JOB:
In the entries below, print exactly the lines from the first through the one with "import numpy as np", both included, and none of the pictures.
☆ ☆ ☆ ☆ ☆
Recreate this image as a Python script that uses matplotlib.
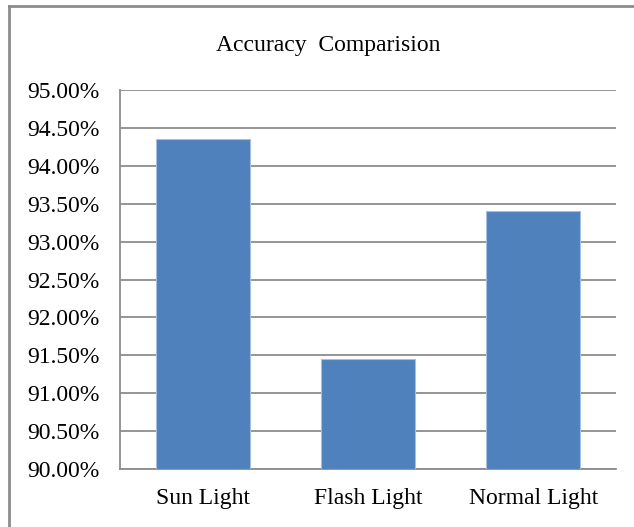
import matplotlib.pyplot as plt
from matplotlib.lines import Line2D
from matplotlib.ticker import FuncFormatter

categories = ["Sun Light", "Flash Light", "Normal Light"]
accuracy = [94.35, 91.45, 93.40]
y_ticks = [90.0, 90.5, 91.0, 91.5, 92.0, 92.5, 93.0, 93.5, 94.0, 94.5, 95.0]

plt.rcParams["font.family"] = ["Liberation Serif", "DejaVu Serif"]

W, H = 634, 527
fig = plt.figure(figsize=(W / 100, H / 100), dpi=100)
ax = fig.add_axes([120 / W, 1 - 469 / H, (616 - 120) / W, (469 - 90) / H])

x = range(len(categories))
ax.bar(x, [v - 90 for v in accuracy], bottom=90, width=0.57,
       color="#4F81BD", edgecolor="#A7BFDE", linewidth=0.8, zorder=3)

ax.set_xlim(-0.5, len(categories) - 0.5)
ax.set_ylim(90, 95)
ax.set_yticks(y_ticks)
ax.yaxis.set_major_formatter(FuncFormatter(lambda v, _: f"{v:.2f}%"))
ax.set_xticks(list(x))
ax.set_xticklabels(categories)
ax.tick_params(axis="both", length=0, labelsize=17, colors="black")
ax.tick_params(axis="y", pad=15)
ax.tick_params(axis="x", pad=14)
ax.grid(axis="y", color="#8C8C8C", linewidth=1.3, zorder=0)

for side in ["top", "right"]:
    ax.spines[side].set_visible(False)
for side in ["left", "bottom"]:
    ax.spines[side].set_color("#8C8C8C")
    ax.spines[side].set_linewidth(1.3)

fig.text(328 / W, 1 - 45 / H, "Accuracy  Comparision", ha="center", va="center", fontsize=17)

# outer chart frame
fig.add_artist(Line2D([9 / W, 9 / W], [0, 1 - 6 / H], transform=fig.transFigure,
                      color="#8C8C8C", linewidth=2))
fig.add_artist(Line2D([9 / W, 1], [1 - 6 / H, 1 - 6 / H], transform=fig.transFigure,
                      color="#8C8C8C", linewidth=2))

fig.savefig("out.png", dpi=100)
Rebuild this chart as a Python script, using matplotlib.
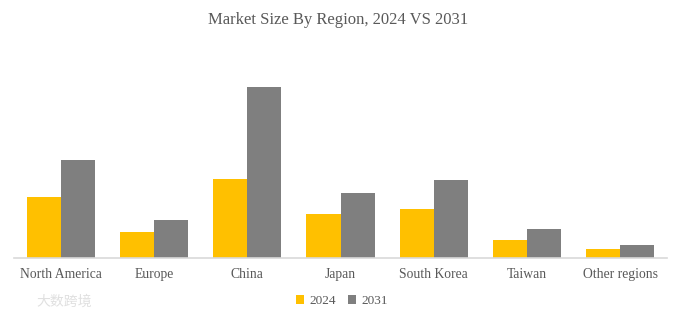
import matplotlib
matplotlib.use("Agg")
import matplotlib.pyplot as plt
import numpy as np

regions = ["North America", "Europe", "China", "Japan", "South Korea", "Taiwan", "Other regions"]
series_names = ["2024", "2031"]
values_2024 = [61, 26.5, 79.5, 44, 49, 18, 9]
values_2031 = [98, 38, 171.5, 65, 78, 29, 13.3]
title = "Market Size By Region, 2024 VS 2031"

plt.rcParams['font.family'] = ['Liberation Serif', 'DejaVu Serif']

fig = plt.figure(figsize=(6.81, 3.22), dpi=100)
ax = fig.add_axes([14/681, (322-258)/322, 653/681, 200/322])

x = np.arange(len(regions))
w = 0.365
ax.bar(x - w/2, values_2024, width=w, color="#FFC000", label=series_names[0])
ax.bar(x + w/2, values_2031, width=w, color="#7F7F7F", label=series_names[1])

ax.set_xlim(-0.5, len(regions) - 0.5)
ax.set_ylim(0, 200)
ax.set_yticks([])
for s in ["top", "right", "left"]:
    ax.spines[s].set_visible(False)
ax.spines["bottom"].set_color("#D9D9D9")
ax.spines["bottom"].set_linewidth(1.2)
ax.set_xticks(x)
ax.set_xticklabels(regions, fontsize=9.8, color="#595959")
ax.tick_params(axis="x", length=0, pad=7)

fig.text(338/681, 1 - 20/322, title, ha="center", va="center", fontsize=12, color="#595959")

leg = fig.legend(loc="center", bbox_to_anchor=(342/681, 1 - 301/322), ncol=2, frameon=False,
                 fontsize=9.5, handlelength=0.6, handleheight=0.6, handletextpad=0.4,
                 columnspacing=0.9, labelcolor="#595959")

fig.text(36/681, 1 - 302/322, "大数跨境", ha="left", va="center", fontsize=10,
         color="#E0E0E0", family=["Noto Sans CJK SC", "DejaVu Sans"])

fig.savefig("out.png", dpi=100, facecolor="white")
☆ ☆ ☆ ☆ ☆
FULL SOLUTION:
Recreate this image as a Python script that uses matplotlib.
import matplotlib.pyplot as plt
from matplotlib.lines import Line2D
from matplotlib.ticker import FuncFormatter

categories = ["Sun Light", "Flash Light", "Normal Light"]
accuracy = [94.35, 91.45, 93.40]
y_ticks = [90.0, 90.5, 91.0, 91.5, 92.0, 92.5, 93.0, 93.5, 94.0, 94.5, 95.0]

plt.rcParams["font.family"] = ["Liberation Serif", "DejaVu Serif"]

W, H = 634, 527
fig = plt.figure(figsize=(W / 100, H / 100), dpi=100)
ax = fig.add_axes([120 / W, 1 - 469 / H, (616 - 120) / W, (469 - 90) / H])

x = range(len(categories))
ax.bar(x, [v - 90 for v in accuracy], bottom=90, width=0.57,
       color="#4F81BD", edgecolor="#A7BFDE", linewidth=0.8, zorder=3)

ax.set_xlim(-0.5, len(categories) - 0.5)
ax.set_ylim(90, 95)
ax.set_yticks(y_ticks)
ax.yaxis.set_major_formatter(FuncFormatter(lambda v, _: f"{v:.2f}%"))
ax.set_xticks(list(x))
ax.set_xticklabels(categories)
ax.tick_params(axis="both", length=0, labelsize=17, colors="black")
ax.tick_params(axis="y", pad=15)
ax.tick_params(axis="x", pad=14)
ax.grid(axis="y", color="#8C8C8C", linewidth=1.3, zorder=0)

for side in ["top", "right"]:
    ax.spines[side].set_visible(False)
for side in ["left", "bottom"]:
    ax.spines[side].set_color("#8C8C8C")
    ax.spines[side].set_linewidth(1.3)

fig.text(328 / W, 1 - 45 / H, "Accuracy  Comparision", ha="center", va="center", fontsize=17)

# outer chart frame
fig.add_artist(Line2D([9 / W, 9 / W], [0, 1 - 6 / H], transform=fig.transFigure,
                      color="#8C8C8C", linewidth=2))
fig.add_artist(Line2D([9 / W, 1], [1 - 6 / H, 1 - 6 / H], transform=fig.transFigure,
                      color="#8C8C8C", linewidth=2))

fig.savefig("out.png", dpi=100)
Rebuild this chart as a Python script, using matplotlib.
import matplotlib
matplotlib.use("Agg")
import matplotlib.pyplot as plt
import numpy as np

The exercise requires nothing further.